This well known photo, just a mile from Milford Twp, shows the condition of transportation by automobile following a wet spell in our area. (It was in the summer of 1930 that the Lincoln Highway across Story County was completely paved.) Iowa, and Milford Twp, stayed in the mud because of the alienation of the farmers by the wording in the law of the time that permitted the adjacent landowner to be assessed "a fraction of the cost" for the construction of a pavement past his property. This assessment could be on land that lay as far from the new pavement as a mile. Furthermore, the "fraction of the cost" was an unknown percentage.

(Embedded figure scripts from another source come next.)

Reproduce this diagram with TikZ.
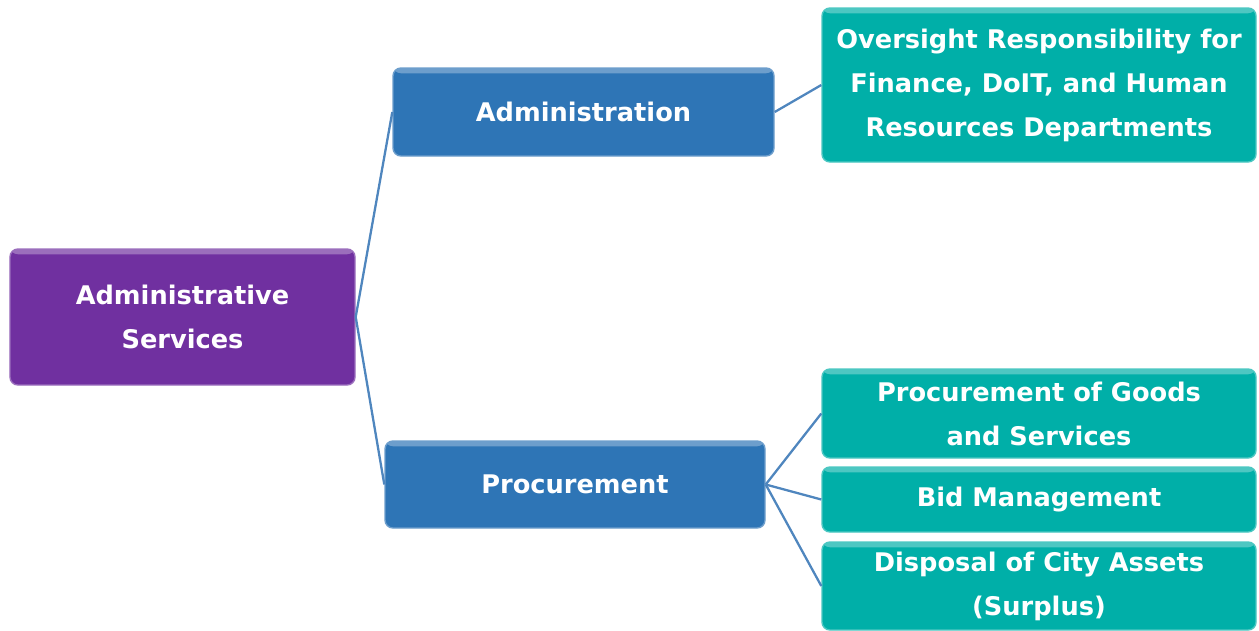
\documentclass[tikz,border=0pt]{standalone}
\usepackage{fontspec}
\setmainfont{DejaVu Sans}
\definecolor{purplebox}{HTML}{7030A0}
\definecolor{bluebox}{HTML}{2E75B6}
\definecolor{tealbox}{HTML}{00AFA8}
\definecolor{linkblue}{HTML}{4F86BE}
\tikzset{
  box/.style={rounded corners=4.5pt, text=white, align=center,
    font=\fontsize{14.6}{25}\selectfont\bfseries, inner sep=0pt,
    path picture={\fill[white,opacity=0.3] (path picture bounding box.north west)
      rectangle ([yshift=-3pt]path picture bounding box.north east);}},
  rootbox/.style={box, fill=purplebox, draw=purplebox!70!white, line width=0.8pt},
  midbox/.style={box, fill=bluebox, draw=bluebox!70!white, line width=0.8pt},
  leafbox/.style={box, fill=tealbox, draw=tealbox!70!white, line width=0.8pt,
    minimum width=8.68cm},
  link/.style={linkblue, line width=1.3pt}
}
\begin{document}
\begin{tikzpicture}
\useasboundingbox (0,0) rectangle (25.18,12.6);
% level 0
\node[rootbox, minimum width=6.9cm, minimum height=2.72cm] (root) at (3.65,6.26) {Administrative\\Services};
% level 1
\node[midbox, minimum width=7.62cm, minimum height=1.76cm] (admin) at (11.67,10.36) {Administration};
\node[midbox, minimum width=7.6cm, minimum height=1.74cm] (proc) at (11.5,2.91) {Procurement};
% level 2
\node[leafbox, minimum height=3.08cm] (oversight) at (20.78,10.9) {Oversight Responsibility for\\Finance, DoIT, and Human\\Resources Departments};
\node[leafbox, minimum height=1.78cm] (goods) at (20.78,4.33) {Procurement of Goods\\and Services};
\node[leafbox, minimum height=1.3cm] (bid) at (20.78,2.61) {Bid Management};
\node[leafbox, minimum height=1.76cm] (disposal) at (20.78,0.88) {Disposal of City Assets\\(Surplus)};
% connectors
\draw[link] (root.east) -- (admin.west);
\draw[link] (root.east) -- (proc.west);
\draw[link] (admin.east) -- (oversight.west);
\draw[link] (proc.east) -- (goods.west);
\draw[link] (proc.east) -- (bid.west);
\draw[link] (proc.east) -- (disposal.west);
\end{tikzpicture}
\end{document}
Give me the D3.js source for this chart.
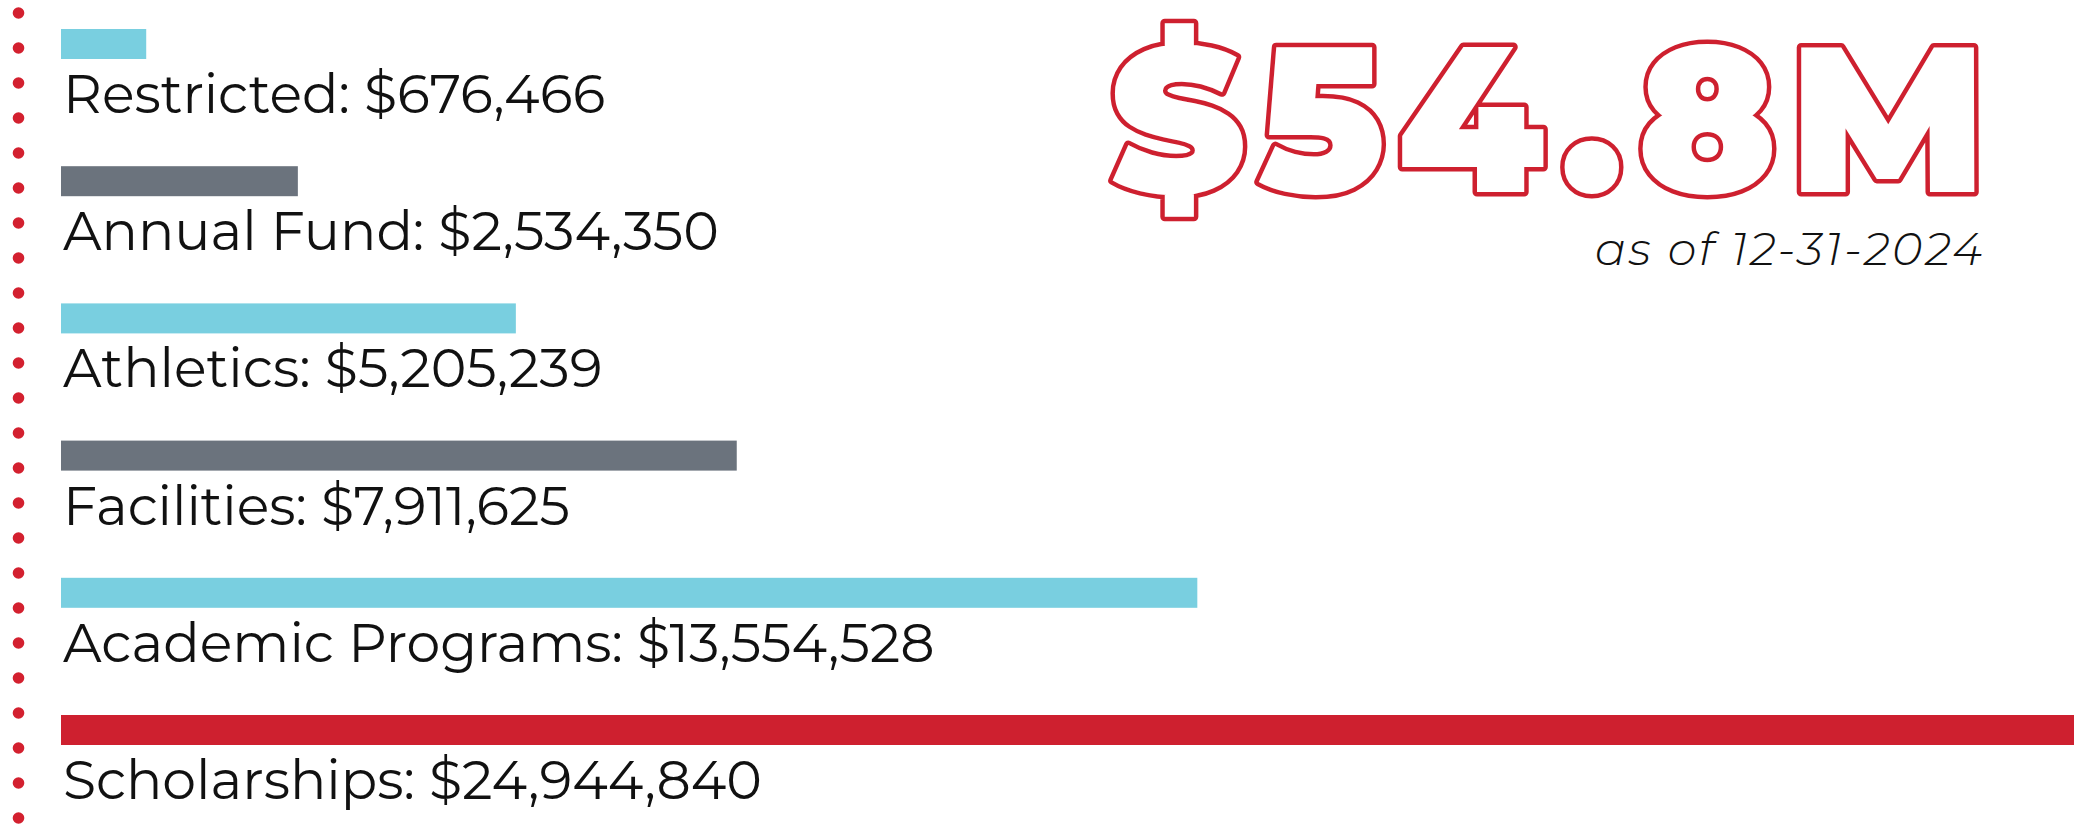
<!DOCTYPE html>
<html>
<head>
<meta charset="utf-8">
<script src="https://cdn.jsdelivr.net/npm/d3@7"></script>
<style>
  html, body { margin: 0; padding: 0; background: #fff; }
  svg { display: block; }
  .label { font-family: "Montserrat", "Noto Sans", sans-serif; font-weight: 400; fill: #111; }
  .total { font-family: "Montserrat", "Inter", sans-serif; font-weight: 900; }
  .total-outline { fill: #ce202f; stroke: #ce202f; stroke-width: 9; stroke-linejoin: round; }
  .total-fill { fill: #fff; }
  .asof { font-family: "Montserrat", "Noto Sans", sans-serif; font-style: italic; font-weight: 300; fill: #111; letter-spacing: 2.6px; }
</style>
</head>
<body>
<svg width="2074" height="824"></svg>
<script>
// chart data
var categories = ["Restricted", "Annual Fund", "Athletics", "Facilities", "Academic Programs", "Scholarships"];
var amounts = [676466, 2534350, 5205239, 7911625, 13554528, 24944840];
var barColors = ["#79cfe0", "#6b737d", "#79cfe0", "#6b737d", "#79cfe0", "#ce202f"];
var totalLabel = "$54.8M";
var asOfLabel = "as of 12-31-2024";

function draw_chart() {
    var svg = d3.select("svg");
    var left = 61;
    var barHeight = 30;

    var y = d3.scalePoint()
        .domain(categories)
        .range([29, 715]);

    // bars start with a small minimum length like the original
    var x = d3.scaleLinear()
        .domain([0, d3.max(amounts)])
        .range([30, 2066]);

    var fmt = d3.format(",");

    var rows = categories.map(function (c, i) {
        return { name: c, value: amounts[i], color: barColors[i] };
    });

    // dotted red rule down the left edge
    svg.append("g")
        .selectAll("circle")
        .data(d3.range(24))
        .enter().append("circle")
        .attr("cx", 18.5)
        .attr("cy", function (d) { return 13 + d * 35; })
        .attr("r", 5.8)
        .attr("fill", "#d3202f");

    svg.append("g")
        .selectAll("rect")
        .data(rows)
        .enter().append("rect")
        .attr("x", left)
        .attr("y", function (d) { return y(d.name); })
        .attr("width", function (d) { return x(d.value); })
        .attr("height", barHeight)
        .attr("fill", function (d) { return d.color; });

    svg.append("g")
        .selectAll("text")
        .data(rows)
        .enter().append("text")
        .attr("class", "label")
        .attr("x", left + 2)
        .attr("y", function (d) { return y(d.name) + 84; })
        .attr("font-size", 53.8)
        .text(function (d) { return d.name + ": $" + fmt(d.value); });

    // headline total: red outline layer under a white fill layer
    svg.append("g")
        .selectAll("text")
        .data(["total-outline", "total-fill"])
        .enter().append("text")
        .attr("class", function (d) { return "total " + d; })
        .attr("x", 1986)
        .attr("y", 192)
        .attr("text-anchor", "end")
        .attr("font-size", 206)
        .attr("textLength", 876)
        .attr("lengthAdjust", "spacing")
        .text(totalLabel);

    svg.append("text")
        .attr("class", "asof")
        .attr("x", 1985)
        .attr("y", 265)
        .attr("text-anchor", "end")
        .attr("font-size", 46)
        .text(asOfLabel);
}

draw_chart();
</script>
</body>
</html>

After two unsuccessful votes, (1919 & 1922), in 1924 four factors combined to overcome shortcomings in funding. 1) Car registrations increased, (1915- 147,000 & 1925 - 660,000) 2) License fees jumped from a flat fee of $15 to a graduated amount as high as $80. 3) A fuel tax of 3 cents a gallon on gasoline was imposed. 4) The unpopular "fraction of the cost" clause was eliminated.
Another incident, perhaps it could be called a phenomenon of nature, was conceivably the greatest influence on the minds of the voters. During this time, in the fall of 1922, Minnesota played Iowa at the Iowa City football facility in front of a crowded stadium. During the game, a hard rain moved in, covering a large area, and stranded most of the fans in Iowa City. They were stranded and stuck by the muddy roads. This one incident, perhaps more than any other, showed the need in the minds of the public, the voters, and the legislators for better roads in Iowa.
Just as a footnote to this information-- It was in the summer of 1947 that the new markings for "no passing" zones of Highways 30 and 69 were painted across Story County. At the time, the no passing zone, represented by the yellow stripe, was where the yellow stripe was on the right side of the black center stripe.